An ongoing illustrative history study
This piece originally posted 2/15/2023
Prelude | 111 | 112 | 113 | 114 | 115 | 116 | 117 | 118 | 119 | Email |
---|
"One of the problems in the United States is the refusal on the part of our young people to remember or to want to remember, or to recognize the experiences of the past as being relevant, germane, important to the present and to the future. They simply don't want anything that's painful. They want to live in a painless society where everything is pleasant, and everything is joyful."
The quiet but unrelenting legacy of historian John Hope Franklin might be said to have been foreshadowed years before his birth in Tulsa 1915; the son of Buck Colbert Franklin, himself a successful attorney and an eyewitness to the events of the Tulsa Race Massacre and its aftermath. John, himself named for John Hope, the first Black president of Clark Atlanta University, would later graduate from Fisk University in 1935, and then earn advanced degrees in history at Harvard --an M.A. in 1936 and then a Ph.D in 1941.
It would not be an easy path: as a child in Tulsa he rushed to help a blind white woman cross the street until she realized he was black and ordered him to take his "filthy hands off her." As a student at Fisk, he tells the story of having handed a $20 dollar bill to a streetcar employee and asking for change, inviting a racial slur. During World War II Franklin taught at both St. Augustine's College and at the North Carolina College for Negroes (today known as North Carolina Central University). Later in 1953 he worked with then-judge Thurgood Marshall and other NAACP lawyers on developing some of the legal arguments for what would become the Brown v. Board Of Education decision --during preparations, for a time he worked at the state archives in Raleigh, NC, where he was restricted to a small anteroom across from the "whites-only" research room. Franklin also participated with other fellow historians and academics in the march from Selma to Montgomery in 1965.
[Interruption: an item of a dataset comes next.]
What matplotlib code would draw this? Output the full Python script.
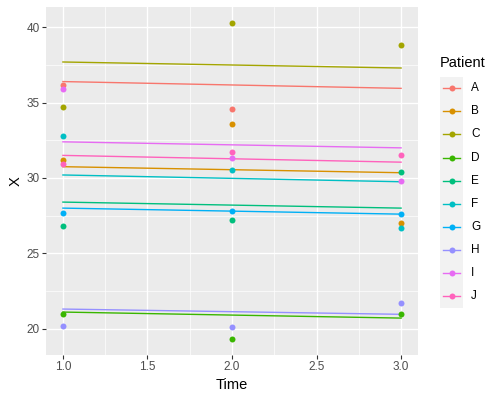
import matplotlib.pyplot as plt
from matplotlib.lines import Line2D
from matplotlib.patches import Rectangle

plt.rcParams['font.family'] = ['Liberation Sans', 'DejaVu Sans']

patients = ["A", "B", "C", "D", "E", "F", "G", "H", "I", "J"]
colors = ["#F8766D", "#D89000", "#A3A500", "#39B600", "#00BF7D",
          "#00BFC4", "#00B0F6", "#9590FF", "#E76BF3", "#FF62BC"]

# observed values at time 1, 2, 3 (None = missing)
obs_t1 = [36.2, 31.2, 34.7, 21.0, 26.8, 32.8, 27.7, 20.2, 35.9, 30.9]
obs_t2 = [34.6, 33.6, 40.3, 19.3, 27.2, 30.5, 27.8, 20.1, 31.3, 31.7]
obs_t3 = [None, 27.0, 38.8, 21.0, 30.4, 26.7, 27.6, 21.7, 29.8, 31.5]

# fitted lines: value at time 1 and time 3
fit_t1 = [36.4, 30.75, 37.7, 21.1, 28.4, 30.2, 28.0, 21.3, 32.4, 31.5]
fit_t3 = [35.95, 30.35, 37.3, 20.7, 28.0, 29.75, 27.6, 20.95, 32.0, 31.05]

times = [1, 2, 3]

fig = plt.figure(figsize=(5, 4), dpi=100)
ax = fig.add_axes([46 / 500, 1 - 355 / 400, 372 / 500, 348 / 400])
ax.set_facecolor("#EBEBEB")

for i, p in enumerate(patients):
    ax.plot([1, 3], [fit_t1[i], fit_t3[i]], color=colors[i], lw=1.0, zorder=3)
    vals = [obs_t1[i], obs_t2[i], obs_t3[i]]
    xs = [t for t, v in zip(times, vals) if v is not None]
    ys = [v for v in vals if v is not None]
    ax.plot(xs, ys, "o", color=colors[i], ms=4.3, mec="none", zorder=4)

ax.set_xlim(0.9, 3.1)
ax.set_ylim(18.25, 41.35)
ax.set_xticks([1.0, 1.5, 2.0, 2.5, 3.0])
ax.set_xticklabels(["1.0", "1.5", "2.0", "2.5", "3.0"])
ax.set_yticks([20, 25, 30, 35, 40])
ax.set_xticks([1.25, 1.75, 2.25, 2.75], minor=True)
ax.set_yticks([22.5, 27.5, 32.5, 37.5], minor=True)
ax.grid(True, which="major", color="white", lw=1.0)
ax.grid(True, which="minor", color="white", lw=0.5)
ax.set_axisbelow(True)
for s in ax.spines.values():
    s.set_visible(False)
ax.tick_params(which="major", length=2.6, width=0.8, color="#333333",
               labelsize=8.5, labelcolor="#4D4D4D", pad=2)
ax.tick_params(which="minor", length=0)
ax.set_xlabel("Time", fontsize=10.5, labelpad=3)
ax.set_ylabel("X", fontsize=10.5, labelpad=3)

# legend
fig.text(440 / 500, 1 - 63 / 400, "Patient", fontsize=10.5, va="center", ha="left")
fig.patches.append(Rectangle((440 / 500, 1 - 308 / 400), 23 / 500, 231 / 400,
                             transform=fig.transFigure, facecolor="#F2F2F2",
                             edgecolor="none"))
for i, p in enumerate(patients):
    yc = 1 - (88.3 + i * 23.08) / 400
    fig.add_artist(Line2D([443 / 500, 460 / 500], [yc, yc], color=colors[i],
                          lw=1.0, transform=fig.transFigure))
    fig.add_artist(Line2D([451.5 / 500], [yc], marker="o", ms=4.3, mec="none",
                          color=colors[i], transform=fig.transFigure))
    fig.text(471 / 500, yc, p, fontsize=8.5, va="center", ha="left")

fig.savefig("out.png", dpi=100)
Over the course of his career Franklin published many books and historical studies, to include The free Negro in North Carolina, 1790-1860 (1943); and The militant South, 1800-1861 (1956), but Franklin's greatest accomplishment comes in the form of his 1947 publication of From Slavery to Freedom: a history of American Negroes, which first appeared during his tenure at Howard University (1947-1956). To this day the book remains a seminal text on African-American studies throughout the United States, now into its Ninth Edition and having sold upwards of 3.5 million copies. Fellow historian Henry Louis Gates Jr., cites the book as the definitive work on race relations in America, and named Franklin as his intellectual godfather and "the prince of black academics."
Following his time at Howard University, in 1956 Franklin became chairman of the Department of History at Brooklyn College --the first Black person to do so. In 1967 he then became a professor of American History at the University of Chicago; and in 1982 he returned to North Carolina, this time to teach at Duke University as Professor Of Legal History. In 1997 President Clinton appointed Franklin to lead One America, a national initiative on race.
"I hardly needed to seek a way to confront American racial injustice. My ambition was sufficient to guarantee that confrontation."
Franklin died at his beloved Duke (Duke Hospital) the morning March 25, 2009, having lived long enough to see a Black man elected to the U.S. Presidency. In 2010 the City of Tulsa renamed Reconciliation Park, established to commemorate the victims of the Tulsa Race Massacre of 1921, as John Hope Franklin Reconciliation Park.